Feb 13 2012

#289 Awareness (13)

From Matilda in Australia

Wolf Park (Indiana):

Mission Statement – “Wolf Park is a non-profit organization dedicated to education and behavioral research which benefits wolves and their canid relatives. The Park maintains free-living ambassador animals in mixed habitats, provides public educational programs and in-depth seminars, hosts researchers from many institutions to conduct behavioral and cognitive research with the wolves, and advocates for the species’ conservation.”

Dec 29 2011

#243 “Auld Lang Syne”

From BTP in Philadelphia, Pennsylvania

With the end of the year just around the corner, I cannot help but to feel a slight, creeping sadness.
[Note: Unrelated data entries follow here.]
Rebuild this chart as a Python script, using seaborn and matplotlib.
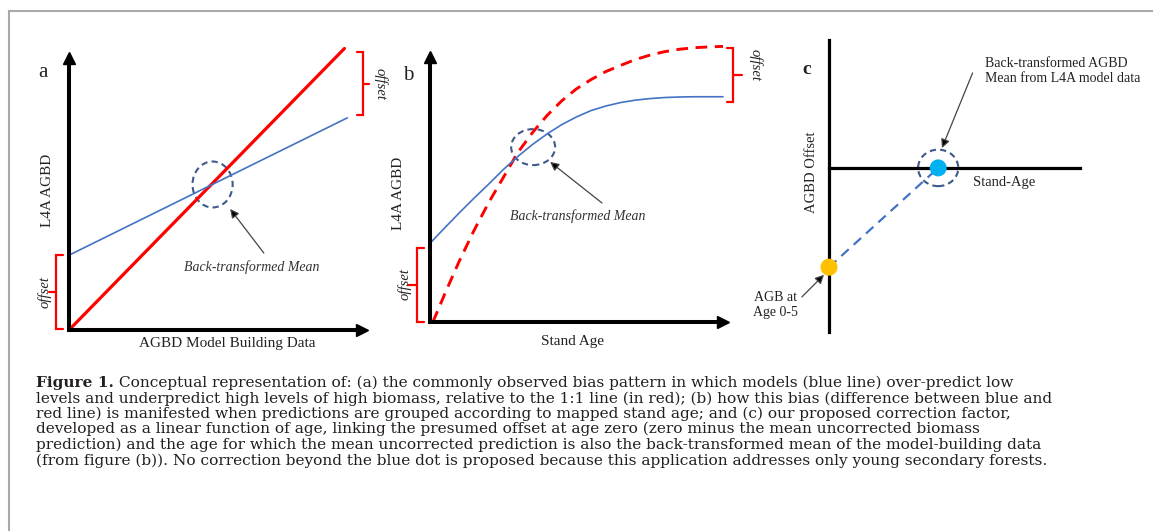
import matplotlib
matplotlib.use("Agg")
import matplotlib.pyplot as plt
import seaborn as sns
import numpy as np
import pandas as pd
from matplotlib.patches import Ellipse, Rectangle

# ---------------- data (conceptual units) ----------------
# panel a: model (blue) vs 1:1 reference (red)
a_obs_model = [0.0, 9.5]
a_pred_model = [2.75, 7.8]
a_obs_ref = [0.0, 9.4]
a_pred_ref = [0.0, 10.35]

# panel b: prediction vs stand age
b_age_model = [0, 0.5, 1, 1.5, 2, 2.5, 3, 3.5, 4, 4.5, 5, 5.5, 6, 6.5, 7, 7.5, 8, 8.5, 9, 9.5, 10]
b_pred_model = [2.97, 3.55, 4.12, 4.67, 5.2, 5.75, 6.25, 6.7, 7.1, 7.45, 7.74, 7.98,
                8.15, 8.28, 8.37, 8.43, 8.47, 8.49, 8.5, 8.5, 8.5]
b_age_ref = [0.1, 0.5, 1, 1.5, 2, 2.5, 3, 3.5, 4, 4.5, 5, 5.5, 6, 6.5, 7, 7.5, 8, 8.5, 9, 9.5, 10]
b_pred_ref = [0.0, 1.05, 2.3, 3.45, 4.5, 5.45, 6.4, 7.15, 7.8, 8.35, 8.8, 9.15, 9.45,
              9.68, 9.9, 10.07, 10.2, 10.29, 10.35, 10.38, 10.4]

# panel c: offset vs stand age
c_age = [0.0, 4.35]
c_offset = [-3.4, 0.0]
c_point_color = ["#ffc000", "#00b0f0"]

caption_lines = [
    "Conceptual representation of: (a) the commonly observed bias pattern in which models (blue line) over-predict low",
    "levels and underpredict high levels of high biomass, relative to the 1:1 line (in red); (b) how this bias (difference between blue and",
    "red line) is manifested when predictions are grouped according to mapped stand age; and (c) our proposed correction factor,",
    "developed as a linear function of age, linking the presumed offset at age zero (zero minus the mean uncorrected biomass",
    "prediction) and the age for which the mean uncorrected prediction is also the back-transformed mean of the model-building data",
    "(from figure (b)). No correction beyond the blue dot is proposed because this application addresses only young secondary forests.",
]

# ---------------- style ----------------
sns.set_theme(style="white")
plt.rcParams["font.family"] = ["Liberation Serif", "DejaVu Serif"]

W, H = 1153, 531
fig = plt.figure(figsize=(W / 100, H / 100), dpi=100)
fig.patch.set_facecolor("white")

RED = "#ff0000"
BLUE = "#4472c4"
CIRC = "#3d5a8a"
TXT = "#222222"


def add_ax(l, t, r, b):
    ax = fig.add_axes([l / W, 1 - b / H, (r - l) / W, (b - t) / H])
    ax.set_facecolor("none")
    ax.set_xticks([])
    ax.set_yticks([])
    for s in ["top", "right"]:
        ax.spines[s].set_visible(False)
    return ax


def arrow_axes(ax, lw=2.9):
    for s in ["left", "bottom"]:
        ax.spines[s].set_linewidth(lw)
        ax.spines[s].set_color("black")
    ax.plot(0, 1, "^", color="black", ms=9, transform=ax.transAxes, clip_on=False)
    ax.plot(1, 0, ">", color="black", ms=9, transform=ax.transAxes, clip_on=False)


def bracket(ax, x, y0, y1, tick, mid_tick, color=RED):
    ym = (y0 + y1) / 2
    ax.plot([x + tick, x, x, x + tick], [y0, y0, y1, y1], color=color, lw=1.6,
            clip_on=False, solid_joinstyle="miter")
    ax.plot([x, x + mid_tick], [ym, ym], color=color, lw=1.6, clip_on=False)


def pointer(ax, head, tail, color="#444444"):
    ax.annotate("", xy=head, xytext=tail,
                arrowprops=dict(arrowstyle="-|>", color=color, lw=0.9,
                                mutation_scale=13, shrinkA=0, shrinkB=0,
                                fc="black", ec=color),
                annotation_clip=False)


# ---------------- panel a ----------------
axa = add_ax(69, 58, 362, 330)
axa.set_xlim(0, 10)
axa.set_ylim(0, 10)
arrow_axes(axa)
sns.lineplot(x=a_obs_ref, y=a_pred_ref, ax=axa, color=RED, lw=2.3, estimator=None)
sns.lineplot(x=a_obs_model, y=a_pred_model, ax=axa, color=BLUE, lw=1.2, estimator=None)
for l in axa.lines[-2:]:
    l.set_clip_on(False)
axa.add_patch(Ellipse((4.9, 5.35), 1.37, 1.69, fill=False, ec=CIRC, lw=1.5,
                      ls=(0, (3, 2)), clip_on=False))
pointer(axa, (5.5, 4.45), (6.65, 2.83))
axa.text(6.25, 2.3, "Back-transformed Mean", style="italic", fontsize=10,
         ha="center", va="center", color="#333333")
bracket(axa, -0.44, 0.05, 2.75, 0.22, -0.25)
axa.text(-0.82, 1.4, "offset", style="italic", fontsize=10.5, rotation=90,
         ha="center", va="center", color=TXT)
bracket(axa, 10.05, 7.9, 10.22, -0.22, 0.2)
axa.text(10.62, 9.06, "offset", style="italic", fontsize=10.5, rotation=-90,
         ha="center", va="center", color=TXT)
axa.text(-0.72, 5.15, "L4A AGBD", fontsize=11, rotation=90, ha="center",
         va="center", color=TXT)
axa.text(5.4, -0.48, "AGBD Model Building Data", fontsize=11, ha="center",
         va="center", color=TXT)
axa.text(-0.89, 9.45, "a", fontsize=15, ha="center", va="center", color=TXT)

# ---------------- panel b ----------------
axb = add_ax(430, 57, 723, 322)
axb.set_xlim(0, 10)
axb.set_ylim(0, 10)
arrow_axes(axb)
sns.lineplot(x=b_age_ref, y=b_pred_ref, ax=axb, color=RED, lw=2.1,
             linestyle=(0, (4, 2.6)), estimator=None)
sns.lineplot(x=b_age_model, y=b_pred_model, ax=axb, color=BLUE, lw=1.2, estimator=None)
for l in axb.lines[-2:]:
    l.set_clip_on(False)
axb.add_patch(Ellipse((3.52, 6.6), 1.5, 1.36, fill=False, ec=CIRC, lw=1.5,
                      ls=(0, (3, 2)), clip_on=False))
pointer(axb, (4.1, 6.04), (5.87, 4.49))
axb.text(5.05, 4.0, "Back-transformed Mean", style="italic", fontsize=10,
         ha="center", va="center", color="#333333")
bracket(axb, -0.44, 0.0, 2.79, 0.22, -0.3)
axb.text(-0.88, 1.45, "offset", style="italic", fontsize=10.5, rotation=90,
         ha="center", va="center", color=TXT)
bracket(axb, 10.34, 8.3, 10.34, -0.22, 0.3)
axb.text(11.12, 9.7, "offset", style="italic", fontsize=10.5, rotation=-90,
         ha="center", va="center", color=TXT)
axb.text(-1.06, 4.87, "L4A AGBD", fontsize=11, rotation=90, ha="center",
         va="center", color=TXT)
axb.text(4.85, -0.75, "Stand Age", fontsize=11, ha="center", va="center", color=TXT)
axb.text(-0.75, 9.32, "b", fontsize=15, ha="center", va="center", color=TXT)

# ---------------- panel c ----------------
axc = add_ax(829, 40, 1080, 332)
axc.set_xlim(0, 10)
axc.set_ylim(-5.62, 4.38)
axc.spines["left"].set_linewidth(2.3)
axc.spines["left"].set_color("black")
axc.spines["bottom"].set_position(("data", 0))
axc.spines["bottom"].set_linewidth(2.3)
axc.spines["bottom"].set_color("black")
sns.lineplot(x=c_age, y=c_offset, ax=axc, color=BLUE, lw=1.6,
             linestyle=(0, (4.5, 3)), estimator=None)
sns.scatterplot(x=c_age, y=c_offset, hue=c_point_color, palette=c_point_color,
                s=150, ax=axc, legend=False, edgecolor="none", zorder=5, clip_on=False)
axc.add_patch(Ellipse((4.35, 0.0), 1.6, 1.25, fill=False, ec=CIRC, lw=1.5,
                      ls=(0, (3, 2)), clip_on=False))
pointer(axc, (4.5, 0.68), (5.72, 3.25))
pointer(axc, (-0.2, -3.66), (-1.08, -4.42))
axc.text(-0.88, 3.36, "c", fontsize=14, fontweight="bold", ha="center",
         va="center", color=TXT)
axc.text(-0.68, -0.14, "AGBD Offset", fontsize=10.5, rotation=90, ha="center",
         va="center", color=TXT)
axc.text(5.74, -0.51, "Stand-Age", fontsize=10.5, ha="left", va="center", color=TXT)
axc.text(6.2, 3.32, "Back-transformed AGBD\nMean from L4A model data",
         fontsize=10, ha="left", va="center", linespacing=1.2, color=TXT)
axc.text(-2.15, -4.69, "AGB at\nAge 0-5", fontsize=10, ha="center", va="center",
         linespacing=1.25, color=TXT)

# ---------------- border ----------------
fig.patches.append(Rectangle((9 / W, -0.1), 1.2, 1.1 - 11 / H,
                             transform=fig.transFigure, fill=False,
                             ec="#aaaaaa", lw=1.5))

# ---------------- caption ----------------
cap_font = ["DejaVu Serif"]
cap_size = 11.05
x0 = 36
baselines = [387, 402.5, 418, 433.5, 449, 464.5]
renderer = fig.canvas.get_renderer()
bold = fig.text(x0 / W, 1 - baselines[0] / H, "Figure 1.", fontsize=cap_size,
                family=cap_font, fontweight="bold", ha="left", va="baseline",
                color="#231f20")
bw = bold.get_window_extent(renderer=renderer).width
fig.text((x0 + bw) / W, 1 - baselines[0] / H, " " + caption_lines[0],
         fontsize=cap_size, family=cap_font, ha="left", va="baseline",
         color="#231f20")
for line, yb in zip(caption_lines[1:], baselines[1:]):
    fig.text(x0 / W, 1 - yb / H, line, fontsize=cap_size, family=cap_font,
             ha="left", va="baseline", color="#231f20")

fig.savefig("out.png", dpi=100, facecolor="white")
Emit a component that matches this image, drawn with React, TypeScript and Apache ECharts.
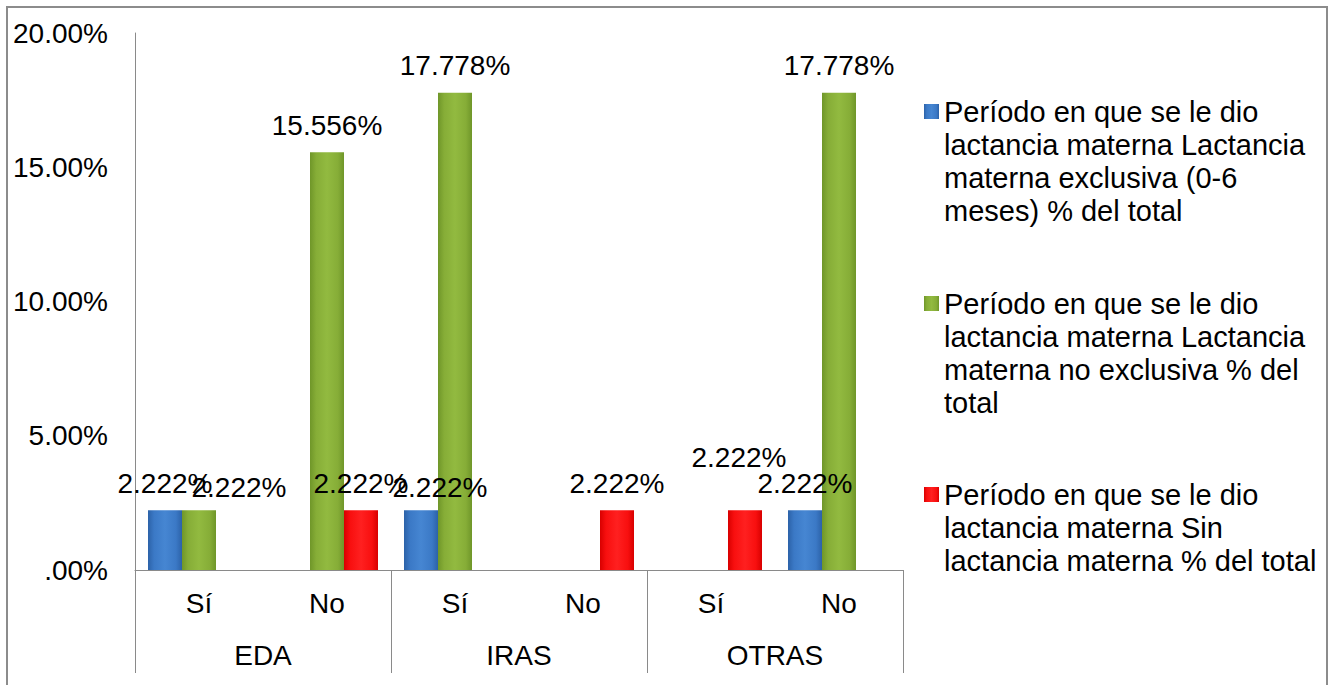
import React, { useEffect, useRef } from 'react';
import * as echarts from 'echarts';

const GROUPS = ['EDA', 'IRAS', 'OTRAS'];
const SUBCATS = ['Sí', 'No', 'Sí', 'No', 'Sí', 'No'];

const SERIES_NAMES = [
  'Período en que se le dio lactancia materna Lactancia materna exclusiva (0-6 meses) % del total',
  'Período en que se le dio lactancia materna Lactancia materna no exclusiva % del total',
  'Período en que se le dio lactancia materna Sin lactancia materna % del total',
];

const LEGEND_LINES = [
  ['Período en que se le dio', 'lactancia materna Lactancia', 'materna exclusiva (0-6', 'meses) % del total'],
  ['Período en que se le dio', 'lactancia materna Lactancia', 'materna no exclusiva % del', 'total'],
  ['Período en que se le dio', 'lactancia materna Sin', 'lactancia materna % del total'],
];

const EXCLUSIVA = [2.222, 0, 2.222, 0, 0, 2.222];
const NO_EXCLUSIVA = [2.222, 15.556, 17.778, 0, 0, 17.778];
const SIN_LACTANCIA = [0, 2.222, 0, 2.222, 2.222, 0];

const Y_MIN = 0;
const Y_MAX = 20;
const Y_STEP = 5;

// styling (not data)
const FONT = "'Liberation Sans', Arial, sans-serif";
const LABEL_NUDGES: Record<string, number[]> = {
  '1-0': [40, 4],
  '0-2': [19, 4],
  '2-4': [-6, -26],
};
const LEGEND_ICON_TOPS = [104, 296, 487];
const LINE_H = 33;

const grad = (edge: string, mid: string, center: string) => ({
  type: 'linear', x: 0, y: 0, x2: 1, y2: 0,
  colorStops: [
    { offset: 0, color: edge },
    { offset: 0.18, color: mid },
    { offset: 0.5, color: center },
    { offset: 0.82, color: mid },
    { offset: 1, color: edge },
  ],
});

const COLORS = [
  grad('#2c62a8', '#3b79c6', '#4686d2'),
  grad('#6f9629', '#86ad37', '#92ba40'),
  grad('#d80000', '#f80f0f', '#ff2020'),
];

const VALUES = [EXCLUSIVA, NO_EXCLUSIVA, SIN_LACTANCIA];

export default function App() {
  const ref = useRef<HTMLDivElement>(null);
  useEffect(() => {
    const chart = echarts.init(ref.current!, null, { renderer: 'svg' });
    const option: any = {
      animation: false,
      backgroundColor: '#ffffff',
      textStyle: { fontFamily: FONT },
      grid: { left: 135, right: 439, top: 33, bottom: 115, outerBoundsMode: 'none' },
      graphic: [
        {
          type: 'rect', silent: true, z: -10,
          shape: { x: 7, y: 7, width: 1320, height: 740 },
          style: { fill: 'none', stroke: '#8c8c8c', lineWidth: 2 },
        },
      ],
      legend: SERIES_NAMES.map((name, i) => {
        const n = LEGEND_LINES[i].length;
        // leading blank lines keep the swatch level with the first text line
        const lead = new Array(n - 1).fill('');
        return {
          orient: 'vertical',
          left: 924,
          top: LEGEND_ICON_TOPS[i] - (LINE_H * n - 24),
          padding: 0,
          itemWidth: 15,
          itemHeight: 15,
          icon: 'rect',
          selectedMode: false,
          data: [{ name }],
          formatter: () => lead.concat(LEGEND_LINES[i]).join('\n'),
          textStyle: {
            fontSize: 29, lineHeight: LINE_H, color: '#000', fontFamily: FONT,
          },
        };
      }),
      xAxis: [
        {
          type: 'category',
          data: SUBCATS,
          position: 'bottom',
          axisLine: { show: true, lineStyle: { color: '#8a8a8a', width: 1 } },
          axisTick: { show: false },
          axisLabel: { interval: 0, margin: 19, fontSize: 28, color: '#000', fontFamily: FONT },
          splitLine: { show: false },
        },
        {
          type: 'category',
          data: GROUPS,
          position: 'bottom',
          axisLine: { show: false },
          axisTick: { show: true, interval: 0, alignWithLabel: false, length: 103, lineStyle: { color: '#8a8a8a', width: 1 } },
          axisLabel: { interval: 0, margin: 71, fontSize: 28, color: '#000', fontFamily: FONT },
          splitLine: { show: false },
        },
      ],
      yAxis: {
        type: 'value',
        min: Y_MIN,
        max: Y_MAX,
        interval: Y_STEP,
        axisLine: { show: true, lineStyle: { color: '#8a8a8a', width: 1 } },
        axisTick: { show: false },
        splitLine: { show: false },
        axisLabel: {
          margin: 27, fontSize: 28, color: '#000', fontFamily: FONT,
          formatter: (v: number) => (v === 0 ? '.00%' : v.toFixed(2) + '%'),
        },
      },
      series: SERIES_NAMES.map((name, i) => ({
        name,
        type: 'bar',
        xAxisIndex: 0,
        yAxisIndex: 0,
        barWidth: 34,
        barGap: '0%',
        itemStyle: { color: COLORS[i] },
        label: {
          show: true,
          position: 'top',
          distance: 13,
          fontSize: 28,
          color: '#000',
          fontFamily: FONT,
          formatter: (p: any) => {
            const v = typeof p.value === 'number' ? p.value : Number(p.value);
            return v > 0 ? v.toFixed(3) + '%' : '';
          },
        },
        data: VALUES[i].map((v, j) => {
          const nudge = LABEL_NUDGES[`${i}-${j}`];
          return nudge ? { value: v, label: { offset: nudge } } : v;
        }),
      })),
    };
    chart.setOption(option);
    return () => chart.dispose();
  }, []);
  return (
    <div
      ref={ref}
      style={{ position: 'fixed', left: 0, top: 0, width: 1342, height: 685, background: '#fff' }}
    />
  );
}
This year has been a good one, and as such, it will be a bit of a struggle to let it go. The passage of time is what brings us all the pleasant memories that we store away, but at the same time, there is a bit of sorrow in the knowledge that as these fleeting moments pass, they will never be regained. When I look at this intriguing illustration by BTP, I feel a sort of empathy flowing from its lupine subject. There is a pensive quality to this wolf that delivers a tone of thoughtfulness and reflection. The wolf’s brow seems slightly furrowed and the gaze is a bit downcast, suggesting that we have caught this creature in a moment of meditative introspection. The scribbled lines and squiggled features that make up the animal suggest age and perhaps even wisdom. Truly this is a creature in the midst of contemplation.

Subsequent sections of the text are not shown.